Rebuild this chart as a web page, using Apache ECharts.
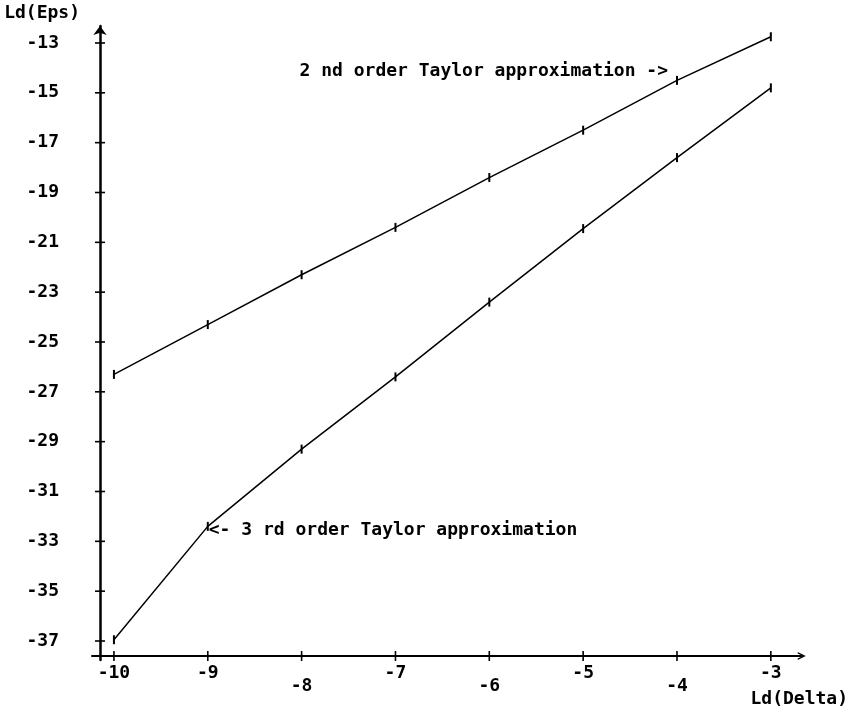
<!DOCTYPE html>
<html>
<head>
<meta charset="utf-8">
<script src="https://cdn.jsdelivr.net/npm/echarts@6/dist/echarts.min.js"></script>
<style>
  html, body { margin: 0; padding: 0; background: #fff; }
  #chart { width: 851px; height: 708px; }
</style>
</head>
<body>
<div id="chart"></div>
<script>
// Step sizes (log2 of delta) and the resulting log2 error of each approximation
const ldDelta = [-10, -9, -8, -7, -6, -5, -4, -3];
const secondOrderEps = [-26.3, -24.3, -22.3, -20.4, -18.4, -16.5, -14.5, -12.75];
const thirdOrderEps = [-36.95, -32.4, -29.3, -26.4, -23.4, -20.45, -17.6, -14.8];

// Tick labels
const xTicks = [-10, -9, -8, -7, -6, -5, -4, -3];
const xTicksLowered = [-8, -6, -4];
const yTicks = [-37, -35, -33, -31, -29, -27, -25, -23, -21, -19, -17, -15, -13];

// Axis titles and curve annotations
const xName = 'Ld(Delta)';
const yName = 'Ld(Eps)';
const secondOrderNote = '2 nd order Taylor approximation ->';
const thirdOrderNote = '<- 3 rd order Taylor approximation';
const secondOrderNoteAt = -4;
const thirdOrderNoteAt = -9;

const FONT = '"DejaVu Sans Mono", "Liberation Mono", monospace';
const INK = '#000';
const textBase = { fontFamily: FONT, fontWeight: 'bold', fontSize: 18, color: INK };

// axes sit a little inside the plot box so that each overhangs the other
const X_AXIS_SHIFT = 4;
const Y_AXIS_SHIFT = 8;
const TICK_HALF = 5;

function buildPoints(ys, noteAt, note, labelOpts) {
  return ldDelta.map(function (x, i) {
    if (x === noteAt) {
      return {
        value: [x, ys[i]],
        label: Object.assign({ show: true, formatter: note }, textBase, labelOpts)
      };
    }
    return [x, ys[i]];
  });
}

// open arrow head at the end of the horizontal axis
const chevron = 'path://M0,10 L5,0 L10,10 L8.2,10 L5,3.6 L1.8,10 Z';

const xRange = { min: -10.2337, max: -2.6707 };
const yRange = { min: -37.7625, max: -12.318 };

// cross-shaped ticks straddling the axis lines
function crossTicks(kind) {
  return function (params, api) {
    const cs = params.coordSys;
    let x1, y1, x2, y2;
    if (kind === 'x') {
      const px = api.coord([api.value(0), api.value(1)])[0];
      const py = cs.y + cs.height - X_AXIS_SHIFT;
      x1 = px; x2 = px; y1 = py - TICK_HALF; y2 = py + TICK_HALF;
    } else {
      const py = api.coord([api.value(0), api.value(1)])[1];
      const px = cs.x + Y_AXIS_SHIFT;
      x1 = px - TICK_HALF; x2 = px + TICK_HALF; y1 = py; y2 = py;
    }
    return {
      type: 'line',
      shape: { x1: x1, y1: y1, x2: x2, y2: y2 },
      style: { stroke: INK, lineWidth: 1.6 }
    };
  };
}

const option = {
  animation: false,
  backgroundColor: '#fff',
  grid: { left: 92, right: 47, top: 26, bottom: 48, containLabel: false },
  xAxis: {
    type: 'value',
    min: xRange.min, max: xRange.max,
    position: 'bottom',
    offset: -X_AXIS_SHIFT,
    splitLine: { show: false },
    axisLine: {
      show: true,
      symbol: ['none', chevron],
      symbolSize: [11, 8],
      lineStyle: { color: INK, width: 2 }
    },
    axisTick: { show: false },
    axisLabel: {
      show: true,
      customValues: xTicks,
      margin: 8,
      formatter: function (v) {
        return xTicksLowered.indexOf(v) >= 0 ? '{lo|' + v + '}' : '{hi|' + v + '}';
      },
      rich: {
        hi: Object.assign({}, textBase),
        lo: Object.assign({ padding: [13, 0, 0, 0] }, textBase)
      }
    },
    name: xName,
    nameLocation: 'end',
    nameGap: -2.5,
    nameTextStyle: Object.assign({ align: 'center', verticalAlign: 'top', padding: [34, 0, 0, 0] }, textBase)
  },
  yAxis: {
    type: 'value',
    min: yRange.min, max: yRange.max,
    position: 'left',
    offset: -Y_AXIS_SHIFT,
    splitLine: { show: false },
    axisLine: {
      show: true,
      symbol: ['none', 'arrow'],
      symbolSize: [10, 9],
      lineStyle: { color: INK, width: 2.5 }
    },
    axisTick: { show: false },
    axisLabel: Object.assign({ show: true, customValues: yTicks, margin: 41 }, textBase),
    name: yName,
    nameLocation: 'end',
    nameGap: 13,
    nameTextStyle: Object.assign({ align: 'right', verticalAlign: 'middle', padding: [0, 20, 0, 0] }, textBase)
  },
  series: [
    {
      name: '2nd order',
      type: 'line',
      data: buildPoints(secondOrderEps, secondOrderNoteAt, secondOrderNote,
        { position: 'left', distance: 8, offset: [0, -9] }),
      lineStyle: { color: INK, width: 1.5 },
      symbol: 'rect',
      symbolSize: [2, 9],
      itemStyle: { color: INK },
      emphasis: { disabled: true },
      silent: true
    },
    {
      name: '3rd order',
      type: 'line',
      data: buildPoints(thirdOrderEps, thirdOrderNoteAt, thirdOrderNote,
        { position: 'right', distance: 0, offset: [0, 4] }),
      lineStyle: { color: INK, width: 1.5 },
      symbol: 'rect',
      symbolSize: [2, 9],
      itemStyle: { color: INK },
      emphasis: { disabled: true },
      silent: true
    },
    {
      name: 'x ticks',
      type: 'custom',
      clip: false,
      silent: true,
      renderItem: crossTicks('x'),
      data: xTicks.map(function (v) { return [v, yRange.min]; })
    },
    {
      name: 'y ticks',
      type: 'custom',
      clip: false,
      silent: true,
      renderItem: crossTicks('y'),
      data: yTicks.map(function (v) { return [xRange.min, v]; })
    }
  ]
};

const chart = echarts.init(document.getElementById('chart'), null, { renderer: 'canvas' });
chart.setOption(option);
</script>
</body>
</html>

_____

Quote the data exactly, leaving every image out of the copy.

(OUTPUT OF THE EXERCISE):
Rebuild this chart as a web page, using Apache ECharts.
<!DOCTYPE html>
<html>
<head>
<meta charset="utf-8">
<script src="https://cdn.jsdelivr.net/npm/echarts@6/dist/echarts.min.js"></script>
<style>
  html, body { margin: 0; padding: 0; background: #fff; }
  #chart { width: 851px; height: 708px; }
</style>
</head>
<body>
<div id="chart"></div>
<script>
// Step sizes (log2 of delta) and the resulting log2 error of each approximation
const ldDelta = [-10, -9, -8, -7, -6, -5, -4, -3];
const secondOrderEps = [-26.3, -24.3, -22.3, -20.4, -18.4, -16.5, -14.5, -12.75];
const thirdOrderEps = [-36.95, -32.4, -29.3, -26.4, -23.4, -20.45, -17.6, -14.8];

// Tick labels
const xTicks = [-10, -9, -8, -7, -6, -5, -4, -3];
const xTicksLowered = [-8, -6, -4];
const yTicks = [-37, -35, -33, -31, -29, -27, -25, -23, -21, -19, -17, -15, -13];

// Axis titles and curve annotations
const xName = 'Ld(Delta)';
const yName = 'Ld(Eps)';
const secondOrderNote = '2 nd order Taylor approximation ->';
const thirdOrderNote = '<- 3 rd order Taylor approximation';
const secondOrderNoteAt = -4;
const thirdOrderNoteAt = -9;

const FONT = '"DejaVu Sans Mono", "Liberation Mono", monospace';
const INK = '#000';
const textBase = { fontFamily: FONT, fontWeight: 'bold', fontSize: 18, color: INK };

// axes sit a little inside the plot box so that each overhangs the other
const X_AXIS_SHIFT = 4;
const Y_AXIS_SHIFT = 8;
const TICK_HALF = 5;

function buildPoints(ys, noteAt, note, labelOpts) {
  return ldDelta.map(function (x, i) {
    if (x === noteAt) {
      return {
        value: [x, ys[i]],
        label: Object.assign({ show: true, formatter: note }, textBase, labelOpts)
      };
    }
    return [x, ys[i]];
  });
}

// open arrow head at the end of the horizontal axis
const chevron = 'path://M0,10 L5,0 L10,10 L8.2,10 L5,3.6 L1.8,10 Z';

const xRange = { min: -10.2337, max: -2.6707 };
const yRange = { min: -37.7625, max: -12.318 };

// cross-shaped ticks straddling the axis lines
function crossTicks(kind) {
  return function (params, api) {
    const cs = params.coordSys;
    let x1, y1, x2, y2;
    if (kind === 'x') {
      const px = api.coord([api.value(0), api.value(1)])[0];
      const py = cs.y + cs.height - X_AXIS_SHIFT;
      x1 = px; x2 = px; y1 = py - TICK_HALF; y2 = py + TICK_HALF;
    } else {
      const py = api.coord([api.value(0), api.value(1)])[1];
      const px = cs.x + Y_AXIS_SHIFT;
      x1 = px - TICK_HALF; x2 = px + TICK_HALF; y1 = py; y2 = py;
    }
    return {
      type: 'line',
      shape: { x1: x1, y1: y1, x2: x2, y2: y2 },
      style: { stroke: INK, lineWidth: 1.6 }
    };
  };
}

const option = {
  animation: false,
  backgroundColor: '#fff',
  grid: { left: 92, right: 47, top: 26, bottom: 48, containLabel: false },
  xAxis: {
    type: 'value',
    min: xRange.min, max: xRange.max,
    position: 'bottom',
    offset: -X_AXIS_SHIFT,
    splitLine: { show: false },
    axisLine: {
      show: true,
      symbol: ['none', chevron],
      symbolSize: [11, 8],
      lineStyle: { color: INK, width: 2 }
    },
    axisTick: { show: false },
    axisLabel: {
      show: true,
      customValues: xTicks,
      margin: 8,
      formatter: function (v) {
        return xTicksLowered.indexOf(v) >= 0 ? '{lo|' + v + '}' : '{hi|' + v + '}';
      },
      rich: {
        hi: Object.assign({}, textBase),
        lo: Object.assign({ padding: [13, 0, 0, 0] }, textBase)
      }
    },
    name: xName,
    nameLocation: 'end',
    nameGap: -2.5,
    nameTextStyle: Object.assign({ align: 'center', verticalAlign: 'top', padding: [34, 0, 0, 0] }, textBase)
  },
  yAxis: {
    type: 'value',
    min: yRange.min, max: yRange.max,
    position: 'left',
    offset: -Y_AXIS_SHIFT,
    splitLine: { show: false },
    axisLine: {
      show: true,
      symbol: ['none', 'arrow'],
      symbolSize: [10, 9],
      lineStyle: { color: INK, width: 2.5 }
    },
    axisTick: { show: false },
    axisLabel: Object.assign({ show: true, customValues: yTicks, margin: 41 }, textBase),
    name: yName,
    nameLocation: 'end',
    nameGap: 13,
    nameTextStyle: Object.assign({ align: 'right', verticalAlign: 'middle', padding: [0, 20, 0, 0] }, textBase)
  },
  series: [
    {
      name: '2nd order',
      type: 'line',
      data: buildPoints(secondOrderEps, secondOrderNoteAt, secondOrderNote,
        { position: 'left', distance: 8, offset: [0, -9] }),
      lineStyle: { color: INK, width: 1.5 },
      symbol: 'rect',
      symbolSize: [2, 9],
      itemStyle: { color: INK },
      emphasis: { disabled: true },
      silent: true
    },
    {
      name: '3rd order',
      type: 'line',
      data: buildPoints(thirdOrderEps, thirdOrderNoteAt, thirdOrderNote,
        { position: 'right', distance: 0, offset: [0, 4] }),
      lineStyle: { color: INK, width: 1.5 },
      symbol: 'rect',
      symbolSize: [2, 9],
      itemStyle: { color: INK },
      emphasis: { disabled: true },
      silent: true
    },
    {
      name: 'x ticks',
      type: 'custom',
      clip: false,
      silent: true,
      renderItem: crossTicks('x'),
      data: xTicks.map(function (v) { return [v, yRange.min]; })
    },
    {
      name: 'y ticks',
      type: 'custom',
      clip: false,
      silent: true,
      renderItem: crossTicks('y'),
      data: yTicks.map(function (v) { return [xRange.min, v]; })
    }
  ]
};

const chart = echarts.init(document.getElementById('chart'), null, { renderer: 'canvas' });
chart.setOption(option);
</script>
</body>
</html>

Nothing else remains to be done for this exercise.